We feel as if we are split in two. On one hand, we have been in full out crisis mode, struggling to respond to urgent immediate needs in the already vulnerable communities we serve (e.g., Mutual Aid work, see below). Many LiKENeers are parents carrying the triple burden of new labors, uncertainties, and stressors at home. On the other hand, the heart of LiKEN’s mission is to nurture livelihoods and well-being through system change. It is in crises like this pandemic that the structural inequities around us are highlighted.  Struggles are brought to light that have been ignored or hidden. An extraordinary gift of the “Black Lives Matter” movement to our country has been the ways it has opened new public spaces for collective action about old (and continued) structures of exploitation and violence. 

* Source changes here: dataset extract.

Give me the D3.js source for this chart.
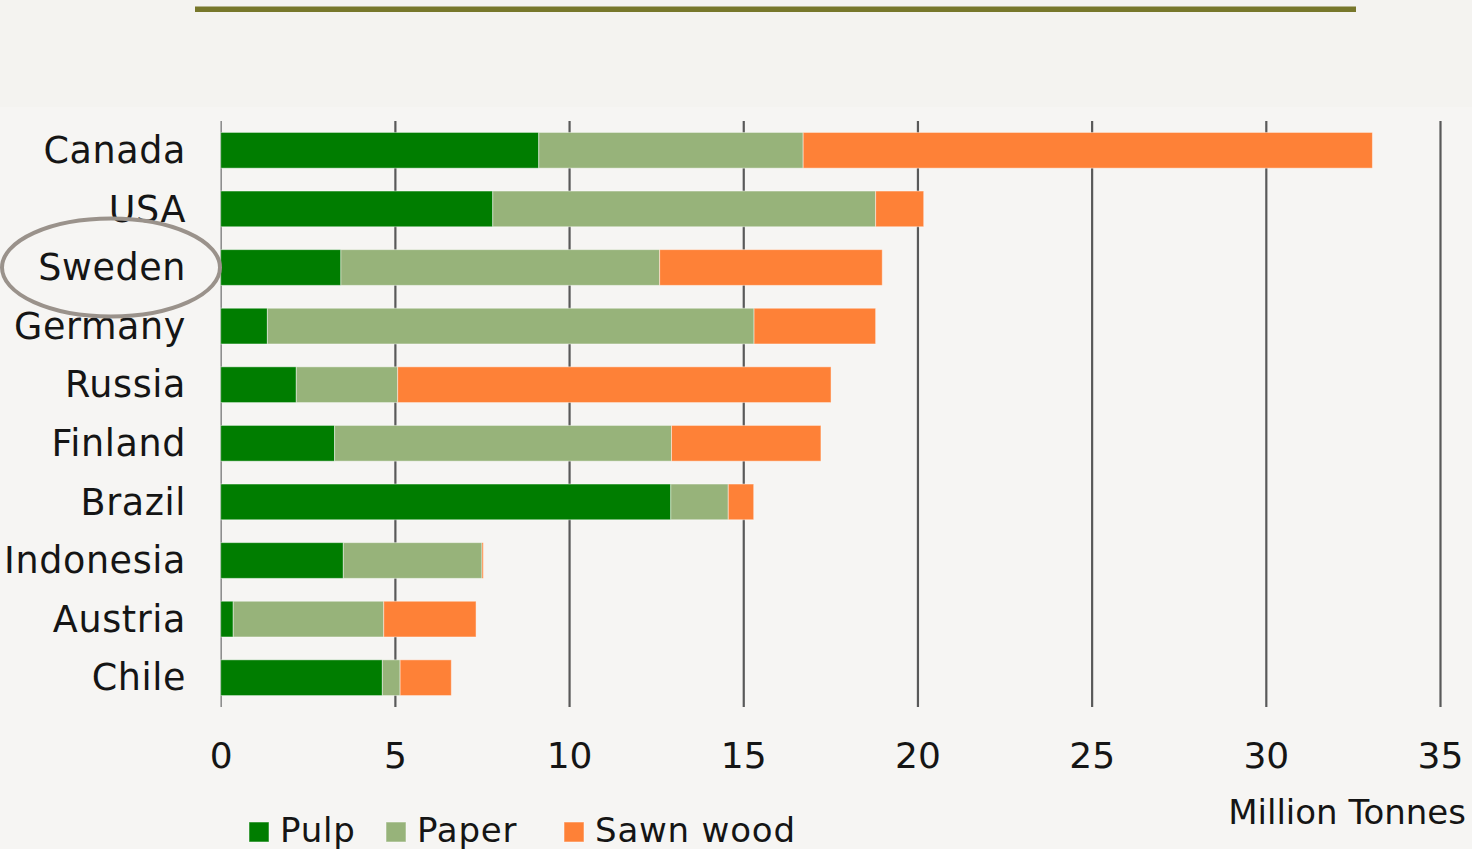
<!DOCTYPE html>
<html>
<head>
<meta charset="utf-8">
<script src="https://cdn.jsdelivr.net/npm/d3@7"></script>
<style>
  html, body { margin: 0; padding: 0; background: #f6f5f3; }
  svg { display: block; }
  text { font-family: "DejaVu Sans", sans-serif; fill: #151515; }
</style>
</head>
<body>
<svg id="chart" width="1472" height="849"></svg>
<script>
// ---- data ----
const categories = ["Canada", "USA", "Sweden", "Germany", "Russia", "Finland", "Brazil", "Indonesia", "Austria", "Chile"];
const seriesNames = ["Pulp", "Paper", "Sawn wood"];
const pulp     = [9.13, 7.81, 3.45, 1.34, 2.17, 3.27, 12.92, 3.52, 0.36, 4.64];
const paper    = [7.59, 10.99, 9.15, 13.97, 2.91, 9.67, 1.65, 3.98, 4.32, 0.51];
const sawnWood = [16.34, 1.38, 6.39, 3.49, 12.44, 4.29, 0.73, 0.04, 2.65, 1.47];
const tickValues = [0, 5, 10, 15, 20, 25, 30, 35];
const axisTitle = "Million Tonnes";
const highlighted = "Sweden";

const colors = ["#007d00", "#97b37a", "#fe8137"];

const rows = categories.map((c, i) => ({ country: c, "Pulp": pulp[i], "Paper": paper[i], "Sawn wood": sawnWood[i] }));
const stacked = d3.stack().keys(seriesNames)(rows);

const svg = d3.select("#chart");

// background bands
svg.append("rect").attr("x", 0).attr("y", 0).attr("width", 1472).attr("height", 849).attr("fill", "#f6f5f3");
svg.append("rect").attr("x", 0).attr("y", 0).attr("width", 1472).attr("height", 107).attr("fill", "#f4f3f0");
// top rule
svg.append("line").attr("x1", 195).attr("x2", 1356).attr("y1", 9.2).attr("y2", 9.2)
  .attr("stroke", "#77772b").attr("stroke-width", 5.5);

const x = d3.scaleLinear().domain([0, 35]).range([220.7, 1440]);
const y = d3.scaleBand().domain(categories).range([121, 707]).paddingInner(0.39).paddingOuter(0.195);

// gridlines + tick labels via axis
const axis = svg.append("g").attr("transform", "translate(0,707)")
  .call(d3.axisBottom(x).tickValues(tickValues).tickSize(-(707 - 121)).tickFormat(d3.format("d")));
axis.select(".domain").remove();
axis.selectAll(".tick line")
  .attr("stroke", d => d === 0 ? "#8e8e8e" : "#595959")
  .attr("stroke-width", d => d === 0 ? 1.6 : 2.2);
axis.selectAll(".tick text")
  .attr("y", 61).attr("dy", 0)
  .attr("font-size", 36).attr("font-family", "DejaVu Sans, sans-serif").attr("fill", "#151515");

// bars
svg.append("g").selectAll("g").data(stacked).join("g")
  .attr("fill", (d, i) => colors[i])
  .selectAll("rect").data(d => d).join("rect")
  .attr("x", d => x(d[0]))
  .attr("y", d => y(d.data.country))
  .attr("width", d => Math.max(0, x(d[1]) - x(d[0])))
  .attr("height", y.bandwidth())
  .attr("stroke", "rgba(255,255,255,0.45)")
  .attr("stroke-width", 1);

// category labels
svg.append("g").selectAll("text").data(categories).join("text")
  .attr("x", 186)
  .attr("y", d => y(d) + y.bandwidth() / 2)
  .attr("dy", "0.35em")
  .attr("text-anchor", "end")
  .attr("font-size", 36.5)
  .attr("letter-spacing", 0.6)
  .text(d => d);

// highlight ellipse
svg.append("ellipse")
  .attr("cx", 111).attr("cy", y(highlighted) + y.bandwidth() / 2)
  .attr("rx", 109).attr("ry", 49)
  .attr("fill", "none").attr("stroke", "#9a928b").attr("stroke-width", 4);

// axis title
svg.append("text").attr("x", 1466).attr("y", 824).attr("text-anchor", "end")
  .attr("font-size", 34).text(axisTitle);

// legend
const legendX = [249, 386, 564];
const lg = svg.append("g").selectAll("g").data(seriesNames).join("g")
  .attr("transform", (d, i) => `translate(${legendX[i]},822)`);
lg.append("rect").attr("width", 20).attr("height", 20).attr("fill", (d, i) => colors[i])
  .attr("stroke", "rgba(255,255,255,0.5)").attr("stroke-width", 1);
lg.append("text").attr("x", 31).attr("y", 20).attr("font-size", 34).attr("letter-spacing", 0.8).text(d => d);
</script>
</body>
</html>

Over the past four months, we have struggled to heal this split, to get the right balance between crisis response and structural transformation.  If we are truly a link-tank, are we adequately linking work on both slow and fast violences? Should we do more mutual aid and crisis response? Land inequality is a key issue in most of our projects. Are we showing the links between redlining in residential real estate (that is a primary cause of the racial wealth gap) and other land grabs (such as corporate control of land in fossil fuel extraction zones), and the colonial settler mentality and histories that viciously suppress Indigenous rights and histories?